GMD : Vous avez toujours inventé des mots pour vos paroles mais sur le dernier album il y a des morceaux en catalan.

Marina :
Récemment, j’ai remarqué que je parlais toute la journée en anglais quand je suis en tournée. J’en suis arrivé au point où je commence à me dire que nous devons préserver notre langue. Parce que sinon dans le futur, nous parlerons tous en anglais. Peut-être pas tous, mais certaines expressions et certains mots auront disparu. Je ne chante en catalan que depuis très récemment. Jusqu'à maintenant je n'avais jamais vraiment pensé à ça. Je me suis toujours senti étrangère à ce débat. La langue que j’utilisais dans mes chansons n’avait jamais été pertinente jusqu'à présent. Je passe beaucoup plus de temps à réfléchir à la musique que je veux faire.

GMD : Est-ce que c’est mieux de jouer en groupe ou en solo comme ce soir ?

Marina :
Bien sûr, qu’avec le groupe c'est mieux ! C’est mieux musicalement, et c'est plus fun ! Le concert a plus de sens. Mais j'aime aussi jouer en solo. J'ai tendance à m’amuser dans n’importe quel format. Être seule sur scène a des avantages et des désavantages. C'est la même chose quand tu es avec le groupe : tu ris beaucoup, il y a des dramas, etc. Mais je me sens aussi responsable pour eux quand la situation est très fatigante, ce qui arrive souvent en tournée. Et parfois coupable, parce que c’est mon projet qui les met sous pression. Donc je ne peux pas m'empêcher de me dire que ce serait mieux si j’étais la seule à être fatiguée… Mais à part ça, bien sûr que c'est mieux quand je suis avec tout le groupe et l’équipe technique.  

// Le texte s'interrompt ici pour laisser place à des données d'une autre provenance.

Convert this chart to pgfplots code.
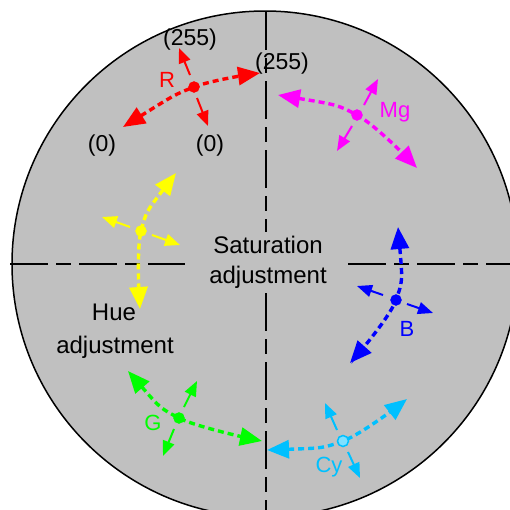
\documentclass[border=0pt]{standalone}
\usepackage{pgfplots}
\pgfplotsset{compat=1.18}
\usepackage{fontspec}
\setmainfont{Liberation Sans}
\usetikzlibrary{arrows.meta}
\definecolor{bg}{HTML}{C0C0C0}
\definecolor{rr}{HTML}{FF0000}
\definecolor{mg}{HTML}{FF00FF}
\definecolor{yy}{HTML}{FFFF00}
\definecolor{bb}{HTML}{0000FF}
\definecolor{gg}{HTML}{00FF00}
\definecolor{cy}{HTML}{00C0FF}
\definecolor{cylight}{HTML}{7FE0FF}

\pgfplotsset{
  huearc/.style={line width=3.4bp, dash pattern=on 6bp off 4bp, smooth, no markers,
    arrows={Triangle[length=22bp,width=18bp]-Triangle[length=22bp,width=18bp]}},
  satarr/.style={line width=2bp, solid, no markers,
    arrows={-Triangle[length=15bp,width=12bp]}},
  dot/.style={only marks, mark=*, mark size=5.5bp},
  axline/.style={black, line width=1.4bp, dash pattern=on 38bp off 8bp on 15bp off 8bp, no markers},
}

\begin{document}
\begin{tikzpicture}
\clip (0,0) rectangle (510bp,510bp);
\begin{axis}[
  at={(0,0)}, anchor=south west,
  width=510bp, height=510bp, scale only axis,
  xmin=0, xmax=510, ymin=0, ymax=510,
  y dir=reverse, hide axis, enlargelimits=false, clip=true,
]
% disc
\fill[bg, draw=black, line width=1.5bp] (axis cs:265,264) circle[radius=253bp];

% dashed cross
\addplot[axline] coordinates {(10,264) (185,264)};
\addplot[axline] coordinates {(348,264) (510,264)};
\addplot[axline] coordinates {(266,12) (266,232)};
\addplot[axline] coordinates {(266,293) (266,520)};

% black texts
\node[anchor=base, font=\fontsize{24bp}{28bp}\selectfont] at (axis cs:268,253) {Saturation};
\node[anchor=base, font=\fontsize{24bp}{28bp}\selectfont] at (axis cs:268,283) {adjustment};
\node[anchor=base, font=\fontsize{24bp}{28bp}\selectfont] at (axis cs:114,320) {Hue};
\node[anchor=base, font=\fontsize{24bp}{28bp}\selectfont] at (axis cs:115,353) {adjustment};
\node[anchor=base, font=\fontsize{23bp}{28bp}\selectfont] at (axis cs:190,45) {(255)};
\node[anchor=base, font=\fontsize{23bp}{28bp}\selectfont] at (axis cs:282,69) {(255)};
\node[anchor=base, font=\fontsize{23bp}{28bp}\selectfont] at (axis cs:102,151) {(0)};
\node[anchor=base, font=\fontsize{23bp}{28bp}\selectfont] at (axis cs:210,151) {(0)};

% colour labels
\node[anchor=base, rr, font=\fontsize{22bp}{26bp}\selectfont] at (axis cs:167,87) {R};
\node[anchor=base, mg, font=\fontsize{22bp}{26bp}\selectfont] at (axis cs:395,117) {Mg};
\node[anchor=base, bb, font=\fontsize{22bp}{26bp}\selectfont] at (axis cs:407,336) {B};
\node[anchor=base, gg, font=\fontsize{22bp}{26bp}\selectfont] at (axis cs:153,430) {G};
\node[anchor=base, cy, font=\fontsize{22bp}{26bp}\selectfont] at (axis cs:329,472) {Cy};

% hue arcs
\addplot[huearc, rr] coordinates {(123,127) (194,87) (260,73)};
\addplot[huearc, mg] coordinates {(278,95) (357,115) (417,168)};
\addplot[huearc, yy] coordinates {(176,173) (141,231) (140,309)};
\addplot[huearc, bb] coordinates {(398,227) (396,300) (350,363)};
\addplot[huearc, gg] coordinates {(128,371) (179,418) (262,441)};
\addplot[huearc, cy] coordinates {(267,450) (343,441) (407,399)};

% saturation arrows
\addplot[satarr, rr] coordinates {(190,75) (179,48)};
\addplot[satarr, rr] coordinates {(197,98) (208,126)};
\addplot[satarr, mg] coordinates {(364,105) (378,79)};
\addplot[satarr, mg] coordinates {(352,126) (337,151)};
\addplot[satarr, yy] coordinates {(130,227) (102,217)};
\addplot[satarr, yy] coordinates {(152,235) (180,245)};
\addplot[satarr, bb] coordinates {(383,295) (357,286)};
\addplot[satarr, bb] coordinates {(407,304) (433,313)};
\addplot[satarr, gg] coordinates {(184,407) (197,381)};
\addplot[satarr, gg] coordinates {(174,429) (163,456)};
\addplot[satarr, cy] coordinates {(337,430) (325,403)};
\addplot[satarr, cy] coordinates {(348,452) (360,478)};

% colour points
\addplot[dot, rr] coordinates {(194,87)};
\addplot[dot, mg] coordinates {(357,115)};
\addplot[dot, yy] coordinates {(141,231)};
\addplot[dot, bb] coordinates {(396,300)};
\addplot[dot, gg] coordinates {(179,418)};
\addplot[dot, mark options={fill=cylight, draw=cy, line width=1.5bp}] coordinates {(343,441)};
\end{axis}
\end{tikzpicture}
\end{document}
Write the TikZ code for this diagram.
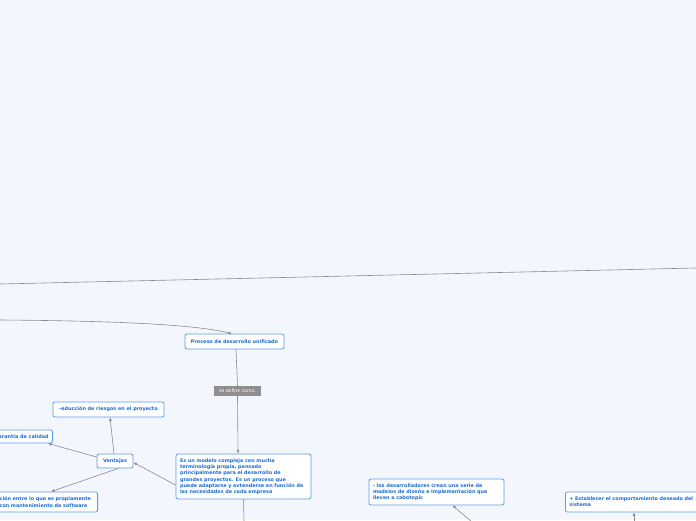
\documentclass[tikz,border=0pt]{standalone}
\usepackage{fontspec}
\newfontfamily\mapfont{DejaVu Sans}
\usetikzlibrary{arrows.meta, positioning, calc}
\definecolor{bgblue}{HTML}{F3F6FD}
\definecolor{boxblue}{HTML}{5F9BE3}
\definecolor{txtblue}{HTML}{1C6DD6}
\definecolor{linegray}{HTML}{8C8C8F}
\definecolor{lblgray}{HTML}{8E8E8E}

\begin{document}
\begin{tikzpicture}[
        x=1pt, y=-1pt,
        font=\mapfont\bfseries\fontsize{4.9}{6.3}\selectfont,
        box/.style={draw=boxblue, fill=white, rounded corners=2pt, line width=0.8pt,
            text=txtblue, inner xsep=4pt, inner ysep=2pt, align=left},
        lbl/.style={fill=lblgray, text=white, font=\mapfont\fontsize{4.6}{5}\selectfont,
            minimum width=47pt, minimum height=10pt, inner sep=1pt},
        arr/.style={-{Latex[length=3.5pt, width=3pt]}, linegray, line width=0.6pt},
        lnk/.style={linegray, line width=0.6pt}
    ]
        \useasboundingbox (0,0) rectangle (696,520);
        \clip (0,0) rectangle (696,520);
        \fill[bgblue] (0,0) rectangle (696,520);

        % loose ends leaving the frame
        \coordinate (l1) at (0,284);
        \coordinate (r1) at (696,268);
        \coordinate (l2) at (0,320);
        \coordinate (b1) at (244,522);
        \coordinate (b2) at (472,522);
        \coordinate (b3) at (634,522);

        \node[box, minimum width=99pt, minimum height=15pt, align=center] (proc) at (234.5,341.5) {Proceso de desarrollo unificado};
        \node[lbl] (def) at (237.5,391) {se define como:};
        \node[box, text width=127pt, minimum height=45pt] (model) at (243.5,476.5)
            {Es un modelo complejo con mucha\\terminología propia, pensado\\principalmente para el desarrollo de\\grandes proyectos. Es un proceso que\\puede adaptarse y extenderse en función de\\las necesidades de cada empresa};
        \node[box, minimum width=36pt, minimum height=14pt, align=center] (vent) at (115,461) {Ventajas};
        \node[box, minimum width=111pt, minimum height=15pt, align=center] (red) at (108.5,409.5) {-educción de riesgos en el proyecto};
        \node[box, minimum height=13pt, anchor=east] (gar) at (53,436.5) {arantía de calidad};
        \node[box, text width=94pt, minimum height=20pt, anchor=east] (inte) at (98,502)
            {ción entre lo que es propiamente\\con mantenimiento de software};
        \node[box, text width=127pt, minimum height=26pt] (dev) at (436.5,492)
            {- los desarrolladores crean una serie de\\modelos de diseño e implementación que\\llevan a cabotopic};
        \node[box, text width=150pt, minimum height=20pt, anchor=west] (est) at (565,502)
            {+ Establecer el comportamiento deseado del\\sistema};

        \draw[lnk] (l1) -- (r1);
        \draw[arr] (l2) .. controls (140,321) and (200,326) .. ([xshift=-2.5pt]proc.north);
        \draw[lnk] ([xshift=1.5pt]proc.south) -- (def.north);
        \draw[arr] (def.south) -- ([xshift=-5.5pt]model.north);
        \draw[lnk] (model.south) -- (b1);
        \draw[arr] ([yshift=-8.5pt]model.west) -- ([yshift=-1.5pt]vent.east);
        \draw[arr] ([xshift=-1pt]vent.north) -- ([xshift=1.5pt]red.south);
        \draw[arr] ([yshift=4pt]vent.west) -- ([xshift=-5pt]gar.south east);
        \draw[arr] ([xshift=-15pt]vent.south east) -- ([xshift=-47pt]inte.north east);
        \draw[arr] (b2) -- ([xshift=16pt]dev.south);
        \draw[arr] (b3) -- (est.south west -| b3);
\end{tikzpicture}
\end{document}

GMD : Et puis la dernière question, qu'est-ce qui rend les costumes important ?


Marina :
Je ne suis pas très fan de visuels ou de vidéos, je souhaite qu’il y ait des choses à voir sur scène tout en restant old school. Alors les costumes sont une manière de rendre le spectacle magnifique qui fonctionne à l'unisson avec la musique. Comme c’est à chaque fois le même concert, je trouve que les problèmes créés par les costumes rendent chaque performance unique. Quand les talons sont trop hauts, quand les manches se prennent dans le stand du piano, quand ma chaîne s'emmêle devant mes yeux et que je ne peux plus voir correctement, etc. Tout habit est une nouvelle possibilité de problème technique. Peut -être qu'un jour je vais commencer à porter des vêtements normaux ? J’en doute. Je suis comme ça. En espagnol, on dit “presumida”, une personne qui aime bien s’habiller, se maquiller, être belle.